Enrique Olivares broke into the house of Luis Bárcenas, the former treasurer of Spain's ruling Popular Party (PP) in October 2013.
Armed with an antique revolver and posing as a prison chaplain, he took the family of the imprisoned former treasurer of Spain's ruling Popular Party hostage for over an hour.
During the siege, he pulled out the weapon and demanded family members hand over "a pen drive to oust the government".
Those demands came in the midst of a very high profile and long-running corruption case involving Bárcenas.
The former top official claims to have operated a secret slush fund for Spain's ruling PP before the party came into office in 2011 — allegations repeatedly refuted by Spanish Prime Minister Mariano Rajoy.
Questions also remain over whether the PP wiped hard drives at their party headquarters in Madrid to hide evidence of the so-called "second set of books".

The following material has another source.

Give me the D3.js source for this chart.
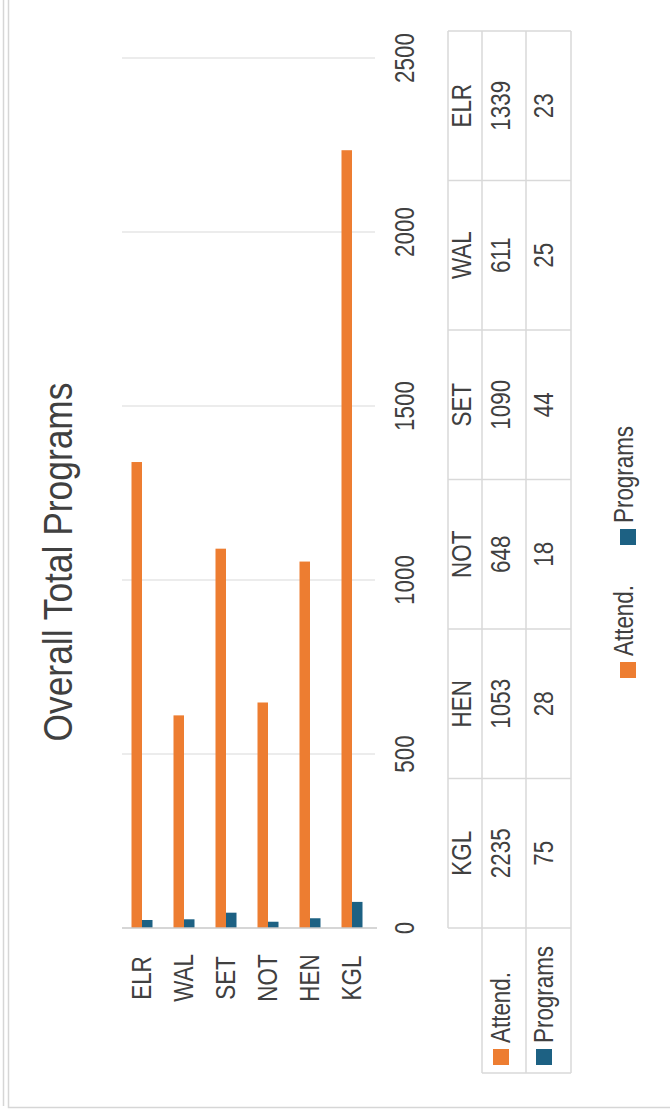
<!DOCTYPE html>
<html><head><meta charset="utf-8">
<script src="https://cdn.jsdelivr.net/npm/d3@7"></script>
<style>html,body{margin:0;padding:0;background:#fff;}svg{display:block;}</style>
</head><body>
<script>
const tableCats = ["KGL","HEN","NOT","SET","WAL","ELR"];
const attendValues = [2235,1053,648,1090,611,1339];
const programValues = [75,28,18,44,25,23];
const seriesNames = ["Attend.","Programs"];
const seriesColors = ["#ED7D31","#1D6183"];
const valueTicks = [0,500,1000,1500,2000,2500];
const title = "Overall Total Programs";

const W = 670, H = 1114;
const FONT = "'Liberation Sans', Arial, sans-serif";
const TXT = "#404040", GRID = "#d9d9d9";
const SX = 0.8;

const svg = d3.select("body").append("svg").attr("width", W).attr("height", H);
svg.append("rect").attr("width", W).attr("height", H).attr("fill", "#fff");
// picture frame lines
svg.append("line").attr("x1",3.5).attr("x2",3.5).attr("y1",0).attr("y2",1106).attr("stroke","#d6d6d6").attr("stroke-width",1.5);
svg.append("path").attr("d","M8.5,0 V1107.5 H670").attr("fill","none").attr("stroke","#d6d6d6").attr("stroke-width",1.5);

// unrotated frame: px = uy, py = H - ux
const g = svg.append("g").attr("transform", `translate(0,${H}) rotate(-90)`);

function txt(sel, x, y, s, opts = {}) {
  const t = sel.append("text")
    .attr("transform", `translate(${x},${y}) scale(${opts.sx ?? SX},1)`)
    .attr("font-family", FONT).attr("font-size", opts.fs ?? 28)
    .attr("fill", opts.fill ?? TXT).attr("text-anchor", opts.anchor ?? "middle")
    .text(s);
  return t;
}

const chartCats = tableCats.slice().reverse();
const x = d3.scaleLinear().domain([0, 2500]).range([186, 1056]);
const y0 = d3.scaleBand().domain(chartCats).range([121, 373]);
const y1 = d3.scaleBand().domain(seriesNames).range([0, 21]);
const rows = tableCats.map((c, i) => ({cat: c, vals: [attendValues[i], programValues[i]]}));

// gridlines
g.append("g").selectAll("line").data(valueTicks.slice(1)).join("line")
  .attr("x1", d => x(d)).attr("x2", d => x(d)).attr("y1", 122).attr("y2", 375)
  .attr("stroke", GRID).attr("stroke-width", 1.2);

// bars
const grp = g.append("g").selectAll("g").data(rows).join("g")
  .attr("transform", d => `translate(0,${y0(d.cat) + (y0.bandwidth() - 21) / 2})`);
grp.selectAll("rect").data(d => d.vals.map((v, j) => ({v, j}))).join("rect")
  .attr("x", x(0)).attr("y", d => y1(seriesNames[d.j]))
  .attr("width", d => x(d.v) - x(0)).attr("height", y1.bandwidth())
  .attr("fill", d => seriesColors[d.j]);

// baseline
g.append("line").attr("x1", x(0)).attr("x2", x(0)).attr("y1", 122).attr("y2", 377)
  .attr("stroke", "#c8c8c8").attr("stroke-width", 1.5);

// value tick labels
valueTicks.forEach(v => txt(g, x(v), 414, d3.format("d")(v)));

// category labels
chartCats.forEach(c => txt(g, 136, y0(c) + y0.bandwidth() / 2 + 9, c));

// title
g.append("text").attr("transform", `translate(552,72)`)
  .attr("font-family", FONT).attr("font-size", 40).attr("fill", TXT)
  .attr("text-anchor", "middle").attr("textLength", 359).attr("lengthAdjust", "spacingAndGlyphs")
  .text(title);

// data table
const tx = d3.scaleBand().domain(tableCats).range([186, 1083]);
const rowY = [448, 482, 526, 571];
const tg = g.append("g").attr("stroke", GRID).attr("stroke-width", 1.5);
tg.append("line").attr("x1", 186).attr("x2", 1083).attr("y1", rowY[0]).attr("y2", rowY[0]);
rowY.slice(1).forEach(yv => tg.append("line").attr("x1", 41).attr("x2", 1083).attr("y1", yv).attr("y2", yv));
tg.append("line").attr("x1", 41).attr("x2", 41).attr("y1", rowY[1]).attr("y2", rowY[3]);
tableCats.forEach(c => tg.append("line").attr("x1", tx(c)).attr("x2", tx(c)).attr("y1", rowY[0]).attr("y2", rowY[3]));
tg.append("line").attr("x1", 1083).attr("x2", 1083).attr("y1", rowY[0]).attr("y2", rowY[3]);

rows.forEach(r => {
  const cx = tx(r.cat) + tx.bandwidth() / 2;
  txt(g, cx, 471, r.cat);
  txt(g, cx, 510, String(r.vals[0]));
  txt(g, cx, 553, String(r.vals[1]));
});

// legend keys in table
const keyBase = [510, 553];
seriesNames.forEach((s, j) => {
  g.append("rect").attr("x", 49).attr("y", keyBase[j] - 17).attr("width", 16).attr("height", 16).attr("fill", seriesColors[j]);
  txt(g, 71, keyBase[j], s, {anchor: "start"});
});

// bottom legend
const legX = [436, 569];
seriesNames.forEach((s, j) => {
  g.append("rect").attr("x", legX[j]).attr("y", 620).attr("width", 16).attr("height", 16).attr("fill", seriesColors[j]);
  txt(g, legX[j] + 22, 633, s, {anchor: "start"});
});
</script>
</body></html>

Bárcenas himself is appearing in court on Thursday to answer questions about the matter, after a High Court judge recently ruled there was sufficient evidence of the existence of the slush fund.
In the case of Olivares, prosecutors are now seeking an 18-year-old jail term for the man who took Barcanas' wife and grown-up children hostage.
On Wednesday, the defendant interrupted court proceedings saying voices in "my head won't lave me in peace", a claim which experts dismissing, saying he was merely pretending.
But the lawyer representing the false priest said the priest believed himself to be "a modern-day Robin Hood" and was indeed mentally disturbed.
While Olivares did not have a "psychotic personality" he did have a "different way of seeing and feeling things from most people", the legal representative added.
"He feels threatened by the current social reality and doesn't see it as just. He thinks that people aren't happy with the situation, but aren't doing anything.
"That's why he set himself up as a saviour," the lawyer explained.
The lawyer claims his client cannot be charged as a result.